Rodolfo Peikov, member of the IISC Consultative Board, stressed the trends in the trafficking in different kinds of drugs globally (you can read more here). The United Nations Office on Drugs and Crime (UNODC) World Drug Report 2018 discloses that in 2016 the global opium production was 6383 tons 1300 tons of which were processed into heroin. According to UNODC in 2016 the cocaine production in the Andean countries was approximately 1410 tons. In 2015, with a production of 1125 tons, the seizures of cocaine were reported at 864 tons. In 2016 the seizures of marijuana were 4682 tons while the seizures of hashish in 2016 were 1631 tons compared with 1538 tons in 2015. In 2016 worldwide seizures of Amphetamine-Type Stimulants (ATS) were 232 tons compared with 185 in 2015. The 2016 seizures of ECSTASY were 13,963 kilograms compared with 10,191 kilograms in 2015. "Club Drugs" or "Predatory Drugs" are terms used to identify drugs that can be used to facilitate sexual assault. In the late 1990s, law enforcement noticed a new, disturbing trend of rape cases that involved the drugging of victims with chemicals such as rohypnol, GHB, and ketamine. New danger are the New Psychoactive Substances (NPS) that have changed the nature of the global drugs market. Substances that are not under international control, but mimic the effects of controlled substances, are now widely available, Rodolfo Peikov's report finds.

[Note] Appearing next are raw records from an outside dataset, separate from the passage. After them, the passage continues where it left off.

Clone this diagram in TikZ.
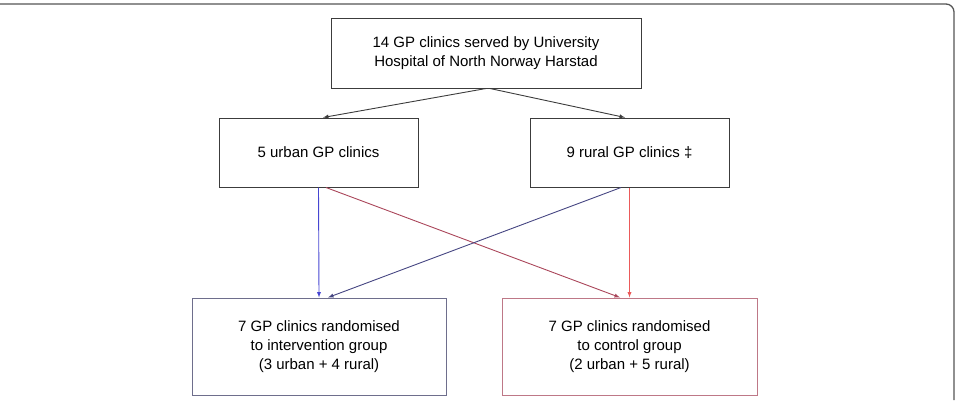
\documentclass[tikz,border=0pt]{standalone}
\usepackage{fontspec}
\setmainfont{Liberation Sans}
\usepackage{tikz}
\definecolor{framegray}{RGB}{85,85,85}
\definecolor{boxgray}{RGB}{60,60,60}
\definecolor{intblue}{RGB}{70,70,210}
\definecolor{navy}{RGB}{70,70,130}
\definecolor{darkred}{RGB}{170,70,90}
\definecolor{ctrlred}{RGB}{235,90,90}
\definecolor{intframe}{RGB}{110,110,140}
\definecolor{ctrlframe}{RGB}{190,120,135}
\usetikzlibrary{arrows, shapes}

\begin{document}
\begin{tikzpicture}[box/.style={draw=boxgray, line width=1pt, inner sep=0pt, align=center, minimum height=#1}, x=1pt, y=-1pt,
			>=latex,   %arrow tips
			font=\fontsize{15}{19}\selectfont]
			\useasboundingbox (0,0) rectangle (957,400);
			%outer frame
			\draw[framegray, line width=1.3pt, rounded corners=8pt] (0,4) -| (954,400);
			%boxes
			\node[box=70, minimum width=310] (clinics) at (486,53) {14 GP clinics served by University\\Hospital of North Norway Harstad};
			\node[box=69, minimum width=199] (urban) at (318.5,152.5) {5 urban GP clinics};
			\node[box=69, minimum width=199] (rural) at (629.5,152.5) {9 rural GP clinics ‡};
			\node[box=97, minimum width=254, draw=intframe] (interv) at (319,346.5) {7 GP clinics randomised\\to intervention group\\(3 urban + 4 rural)};
			\node[box=97, minimum width=255, draw=ctrlframe] (control) at (629.5,346.5) {7 GP clinics randomised\\to control group\\(2 urban + 5 rural)};
			%arrows
			\draw[->, boxgray, line width=0.9pt] (clinics.south) -- ([xshift=4.5pt]urban.north);
			\draw[->, boxgray, line width=0.9pt] ([xshift=4pt]clinics.south) -- ([xshift=-4.5pt]rural.north);
			\draw[->, intblue, line width=0.9pt] (urban.south) -- (interv.north);
			\draw[->, darkred, line width=0.9pt] ([xshift=7.5pt]urban.south) -- ([xshift=-9.5pt]control.north);
			\draw[->, navy, line width=0.9pt] ([xshift=-8.5pt]rural.south) -- ([xshift=9pt]interv.north);
			\draw[->, ctrlred, line width=0.9pt] (rural.south) -- (control.north);
		\end{tikzpicture}
\end{document}
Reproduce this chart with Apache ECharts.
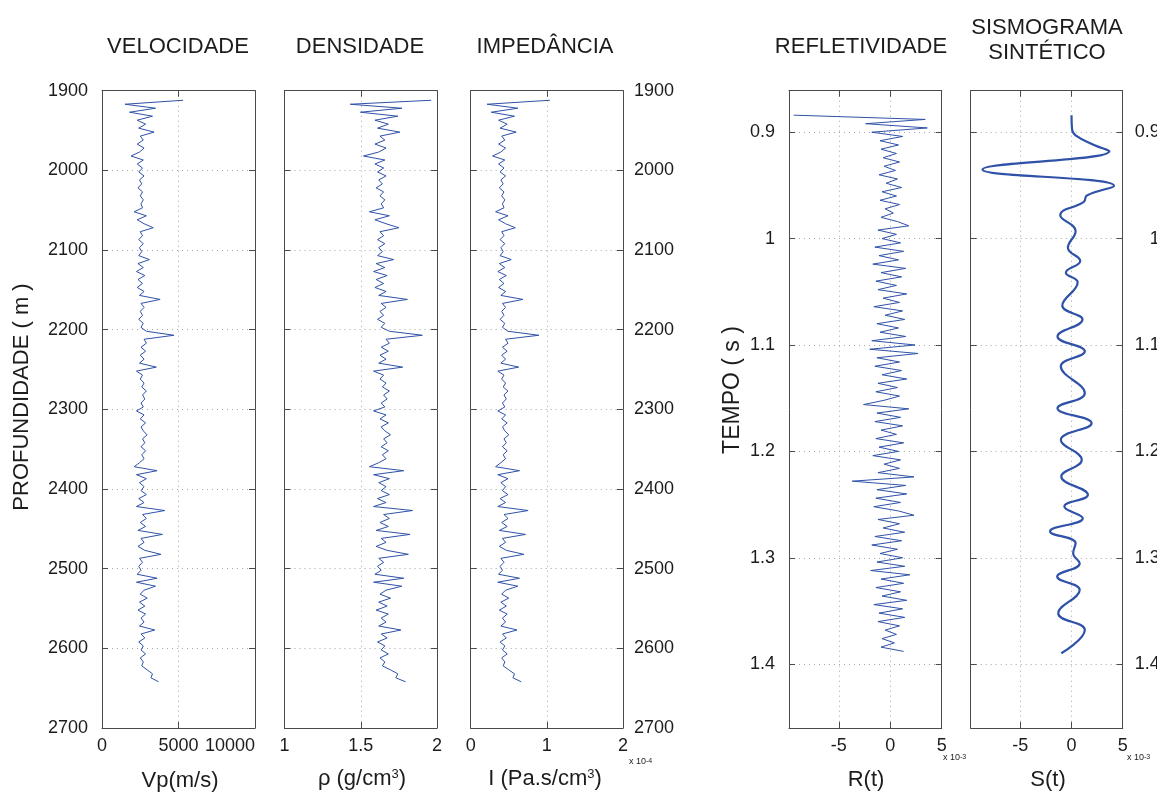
<!DOCTYPE html>
<html><head><meta charset="utf-8">
<script src="https://cdn.jsdelivr.net/npm/echarts@6/dist/echarts.min.js"></script>
<style>html,body{margin:0;padding:0;background:#fff}#c{width:1157px;height:796px}</style>
</head><body><div id="c"></div>
<script>
// ---------------- DATA ----------------
const depthStart = 1912, depthStep = 5; // m (sampling grid of the logs)
const vp = [5300,1500,3500,1800,3300,2300,2850,2400,3400,2500,
 2700,2300,2750,2450,1900,2700,2300,2650,2400,2750,
 2450,2600,2350,2650,2500,2700,2550,2650,2100,2900,
 2300,2750,3350,2500,2650,2400,2700,2450,2600,2400,
 3100,2350,2700,2250,2800,2350,2650,2300,2750,2450,
 3800,2550,2750,2500,2650,2400,2700,2550,2900,4700,
 2750,2900,2550,2850,2500,2750,2450,3550,2250,2650,
 2500,2750,2600,2900,2650,2800,2550,2700,2250,2750,
 2500,2850,2550,2700,2950,2650,2800,2550,2850,2600,
 2750,2450,2100,3600,2250,2900,2450,2750,2550,2900,
 2400,2750,2250,4100,2650,2900,2500,2850,2350,3950,
 2550,2750,2350,2800,3850,2450,2650,2400,2550,2300,
 3600,2250,3500,2750,2500,2950,2450,2800,2350,2850,
 2550,2750,2450,3450,2550,2800,2400,2700,2550,2850,
 2500,2700,2600,2950,3300,3200,3700];
const rho = [1.962,1.431,1.769,1.498,1.743,1.593,1.681,1.610,1.756,1.626,
 1.658,1.593,1.666,1.618,1.518,1.658,1.593,1.650,1.610,1.666,
 1.618,1.642,1.601,1.650,1.626,1.658,1.634,1.650,1.557,1.688,
 1.593,1.666,1.750,1.626,1.650,1.610,1.658,1.618,1.642,1.610,
 1.716,1.601,1.658,1.584,1.673,1.601,1.650,1.593,1.666,1.618,
 1.806,1.634,1.666,1.626,1.650,1.610,1.658,1.634,1.688,1.904,
 1.666,1.688,1.634,1.681,1.626,1.666,1.618,1.775,1.584,1.650,
 1.626,1.666,1.642,1.688,1.650,1.673,1.634,1.658,1.584,1.666,
 1.626,1.681,1.634,1.658,1.695,1.650,1.673,1.634,1.681,1.642,
 1.666,1.618,1.557,1.782,1.584,1.688,1.618,1.666,1.634,1.688,
 1.610,1.666,1.584,1.840,1.650,1.688,1.626,1.681,1.601,1.823,
 1.634,1.666,1.601,1.673,1.812,1.618,1.650,1.610,1.634,1.593,
 1.782,1.584,1.769,1.666,1.626,1.695,1.618,1.673,1.601,1.681,
 1.634,1.666,1.618,1.763,1.634,1.673,1.610,1.658,1.634,1.681,
 1.626,1.658,1.642,1.695,1.743,1.730,1.794];
const imp = [1.040,0.215,0.619,0.270,0.575,0.366,0.479,0.386,0.597,0.407,
 0.448,0.366,0.458,0.396,0.288,0.448,0.366,0.437,0.386,0.458,
 0.396,0.427,0.376,0.437,0.407,0.448,0.417,0.437,0.327,0.490,
 0.366,0.458,0.586,0.407,0.437,0.386,0.448,0.396,0.427,0.386,
 0.532,0.376,0.448,0.356,0.468,0.376,0.437,0.366,0.458,0.396,
 0.686,0.417,0.458,0.407,0.437,0.386,0.448,0.417,0.490,0.895,
 0.458,0.490,0.417,0.479,0.407,0.458,0.396,0.630,0.356,0.437,
 0.407,0.458,0.427,0.490,0.437,0.468,0.417,0.448,0.356,0.458,
 0.407,0.479,0.417,0.448,0.500,0.437,0.468,0.417,0.479,0.427,
 0.458,0.396,0.327,0.641,0.356,0.490,0.396,0.458,0.417,0.490,
 0.386,0.458,0.356,0.754,0.437,0.490,0.407,0.479,0.376,0.720,
 0.417,0.458,0.376,0.468,0.698,0.396,0.437,0.386,0.417,0.366,
 0.641,0.356,0.619,0.458,0.407,0.500,0.396,0.468,0.376,0.479,
 0.417,0.458,0.396,0.608,0.417,0.468,0.386,0.448,0.417,0.479,
 0.407,0.448,0.427,0.500,0.575,0.554,0.664]; // x 10^4
const timeStart = 0.884, timeStep = 0.004; // s
const refl = [-9.4,3.4,-2.4,3.6,-1.8,1.2,-1.0,0.8,-0.9,0.6,
 -0.7,0.9,-0.6,0.5,-1.1,0.7,-0.4,1.1,-0.8,0.6,
 -1.0,0.9,-0.5,0.3,-0.9,0.7,1.8,-1.2,0.6,-0.8,
 1.0,-1.5,1.3,-1.1,0.8,-1.7,1.5,-0.9,1.1,-1.4,
 0.6,-1.2,1.6,-0.7,0.9,-1.6,1.2,-0.5,1.4,-1.3,
 0.8,-1.0,1.5,-1.8,2.4,-2.0,2.7,-1.3,0.9,-1.5,
 1.1,-0.8,1.6,-1.2,0.7,-1.4,0.9,-0.6,-2.6,1.8,
 -1.3,1.0,-1.5,1.2,-0.9,0.6,-1.4,1.3,-1.1,0.8,
 -1.7,1.0,-0.6,0.9,-1.2,2.3,-3.7,1.5,-1.3,1.6,
 -1.4,1.0,-1.6,0.8,2.3,-1.2,0.9,-0.7,1.4,-1.5,
 1.1,-1.8,0.7,-1.0,1.2,-1.3,1.4,-1.9,1.9,-0.9,
 1.3,-1.4,1.0,-0.8,1.6,-1.6,1.2,-1.1,1.4,-1.2,
 0.9,-0.5,0.6,-0.8,0.4,-0.9,1.3]; // x 10^-3
const synthAmp = [0,0.05,0.4,2.2,3.7,-8.7,4.15,1.5,1.2,-1.1,0.4,-0.35,0.85,-0.55,0.6,-0.9,1.07,-1.37,1.3,-1.05,
 1.3,-1.37,1.96,-1.04,1.0,-1.0,1.6,-0.7,1.1,-2.1,0.4,0.16,0.8,-1.4,0.8,-1.3,1.3,-1.0]; // x 10^-3
const synthTime = [0.884,0.897,0.903,0.912,0.918,0.935,0.9505,0.9595,0.9655,0.978,0.993,1.0085,1.021,1.032,1.041,1.063,1.076,1.092,1.106,1.12,
 1.1453,1.1594,1.1735,1.1892,1.208,1.2236,1.2408,1.2518,1.2628,1.2753,1.2863,1.2957,1.3052,1.3177,1.3303,1.3522,1.3679,1.3898];

const depthTicks = [1900,2000,2100,2200,2300,2400,2500,2600,2700];
const timeTicks = [0.9,1.0,1.1,1.2,1.3,1.4];
const vpTicks = [0,5000,10000];
const rhoTicks = [1,1.5,2];
const impTicks = [0,1,2];
const ampTicks = [-5,0,5];
const panelTitles = ['VELOCIDADE','DENSIDADE','IMPEDÂNCIA','REFLETIVIDADE','SISMOGRAMA\nSINTÉTICO'];

// ---------------- CHART ----------------
const FONT = '"Liberation Sans", Arial, Helvetica, sans-serif';
const AX = '#4a4a4a', TXT = '#1c1c1c', LINE = '#2f52a8', GRIDC = '#a6a6a6';
const TOP = 90.7, H = 637.3;
const fmt = v => String(+(+v).toFixed(3));

const depthData = arr => arr.map((v, i) => [v, depthStart + i * depthStep]);
const timeData = arr => arr.map((v, i) => [v, +(timeStart + i * timeStep).toFixed(4)]);

const panels = [
  {left:102, width:153, xmin:0, xmax:10000, xt:vpTicks, ymin:1900, ymax:2700, yt:depthTicks, data:depthData(vp), leftLab:true, rightLab:false, lw:1, alignMax:'right'},
  {left:284.5, width:152.5, xmin:1, xmax:2, xt:rhoTicks, ymin:1900, ymax:2700, yt:depthTicks, data:depthData(rho), leftLab:false, rightLab:false, lw:1},
  {left:470.7, width:152.3, xmin:0, xmax:2, xt:impTicks, ymin:1900, ymax:2700, yt:depthTicks, data:depthData(imp), leftLab:false, rightLab:true, lw:1, rMargin:11, rAlign:'left'},
  {left:789, width:152.7, xmin:-9.85, xmax:5, xt:ampTicks, ymin:0.861, ymax:1.46, yt:timeTicks, data:timeData(refl), leftLab:true, rightLab:false, lw:1},
  {left:970.7, width:152, xmin:-9.85, xmax:5, xt:ampTicks, ymin:0.861, ymax:1.46, yt:timeTicks, data:synthAmp.map((a,i)=>[a, synthTime[i]]), leftLab:false, rightLab:true, lw:2.2, smooth:0.45, rMargin:37, rAlign:'right'}
];

const grid = [], xAxis = [], yAxis = [], series = [];
const tickBase = {show:true, inside:true, length:6, lineStyle:{color:AX, width:1}};
const labBase = {color:TXT, fontSize:18, fontFamily:FONT, formatter: fmt};
const split = {show:true, lineStyle:{color:GRIDC, type:[1,4], width:1}};
panels.forEach((p, i) => {
  grid.push({left:p.left, top:TOP, width:p.width, height:H, containLabel:false, outerBoundsMode:'none'});
});
panels.forEach((p, i) => {
  const lab = Object.assign({customValues:p.xt, margin:9}, labBase);
  if (p.alignMax) lab.alignMaxLabel = p.alignMax;
  xAxis.push({type:'value', gridIndex:i, position:'bottom', min:p.xmin, max:p.xmax,
    axisLine:{show:true, onZero:false, lineStyle:{color:AX, width:1}},
    axisTick:Object.assign({customValues:p.xt}, tickBase),
    axisLabel:lab,
    splitLine:split});
});
panels.forEach((p, i) => {
  xAxis.push({type:'value', gridIndex:i, position:'top', min:p.xmin, max:p.xmax,
    axisLine:{show:true, onZero:false, lineStyle:{color:AX, width:1}},
    axisTick:Object.assign({customValues:p.xt}, tickBase),
    axisLabel:{show:false}, splitLine:{show:false}});
});
panels.forEach((p, i) => {
  yAxis.push({type:'value', gridIndex:i, position:'left', inverse:true, min:p.ymin, max:p.ymax,
    axisLine:{show:true, onZero:false, lineStyle:{color:AX, width:1}},
    axisTick:Object.assign({customValues:p.yt}, tickBase),
    axisLabel:Object.assign({show:p.leftLab, customValues:p.yt, margin:14}, labBase),
    splitLine:split});
});
panels.forEach((p, i) => {
  yAxis.push({type:'value', gridIndex:i, position:'right', inverse:true, min:p.ymin, max:p.ymax,
    axisLine:{show:true, onZero:false, lineStyle:{color:AX, width:1}},
    axisTick:Object.assign({customValues:p.yt}, tickBase),
    axisLabel:Object.assign({show:p.rightLab, customValues:p.yt, margin:p.rMargin || 11, align:p.rAlign || 'left'}, labBase),
    splitLine:{show:false}});
});
panels.forEach((p, i) => {
  series.push({type:'line', xAxisIndex:i, yAxisIndex:i, data:p.data, showSymbol:false, symbol:'none',
    smooth:p.smooth || false, clip:true, silent:true,
    lineStyle:{color:LINE, width:p.lw}});
});

const T = (x, y, text, size, extra) => Object.assign({type:'text', x, y, silent:true,
  style:{text, fill:TXT, fontSize:size, fontFamily:FONT, align:'center', verticalAlign:'middle', lineHeight:25}}, extra || {});
const R = (x, y, text, rich, align) => ({type:'text', x, y, silent:true,
  style:{text, fill:TXT, fontFamily:FONT, align:align || 'center', verticalAlign:'middle', rich}});
const supRich = {n:{fontSize:22, fontFamily:FONT, color:TXT, verticalAlign:'middle'}, s:{fontSize:13, fontFamily:FONT, color:TXT, verticalAlign:'top'}};
const expRich = {a:{fontSize:9, fontFamily:FONT, color:TXT, verticalAlign:'bottom'}, b:{fontSize:7, fontFamily:FONT, color:TXT, verticalAlign:'top'}};

const graphic = [
  T(178, 47, panelTitles[0], 22),
  T(360, 47, panelTitles[1], 22),
  T(545, 47, panelTitles[2], 22),
  T(861, 47, panelTitles[3], 22),
  T(1047, 40, panelTitles[4], 22),
  T(22, 397, 'PROFUNDIDADE ( m )', 22, {rotation: Math.PI/2}),
  T(733, 390, 'TEMPO ( s )', 23, {rotation: Math.PI/2}),
  T(180, 781, 'Vp(m/s)', 22),
  R(362, 779, '{n|ρ (g/cm}{s|3}{n|)}', supRich),
  R(545, 779, '{n|I (Pa.s/cm}{s|3}{n|)}', supRich),
  T(866, 780, 'R(t)', 22),
  T(1048, 780, 'S(t)', 22),
  R(629, 762, '{a|x 10}{b|-4}', expRich, 'left'),
  R(943, 758, '{a|x 10}{b|-3}', expRich, 'left'),
  R(1127, 758, '{a|x 10}{b|-3}', expRich, 'left')
];

const chart = echarts.init(document.getElementById('c'), null, {renderer:'canvas'});
chart.setOption({backgroundColor:'#ffffff', animation:false, grid, xAxis, yAxis, series, graphic});
</script>
</body></html>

On March 18, 2015, the United States Drug Enforcement Administration (DEA) issued a nationwide alert about the dangers of fentanyl and fentanyl analogues/compounds. Fentanyl is commonly laced in heroin, causing significant problems across the country, particularly as heroin abuse has increased. Fentanyl is known with street names such as: Apache, China Girl, China Town, Dance Fever, Friend, Goodfellas, Great Bear, He-Man, Jackpot, King Ivory, Murder 8, Tango & Cash. Fentanyl, with an analgesic potency of about 80 times that of morphine, was introduced into medical practice in the 1960s as an intravenous anesthetic under the trade name of Sublimaze®. Thereafter; two other fentanyl analogues were introduced; alfentanil (Alfenta®), an ultra-short (5-10 minutes) acting analgesic, and sufentanil (Sufenta®), an exceptionally potent analgesic (5 to 10 times more potent than fentanyl) for use in heart surgery. Among the more than 64,000 drug overdose deaths estimated in 2016 in the U.S., the sharpest increase occurred among deaths related to fentanyl and fentanyl analogs (synthetic opioids) with over 20,000 overdose deaths.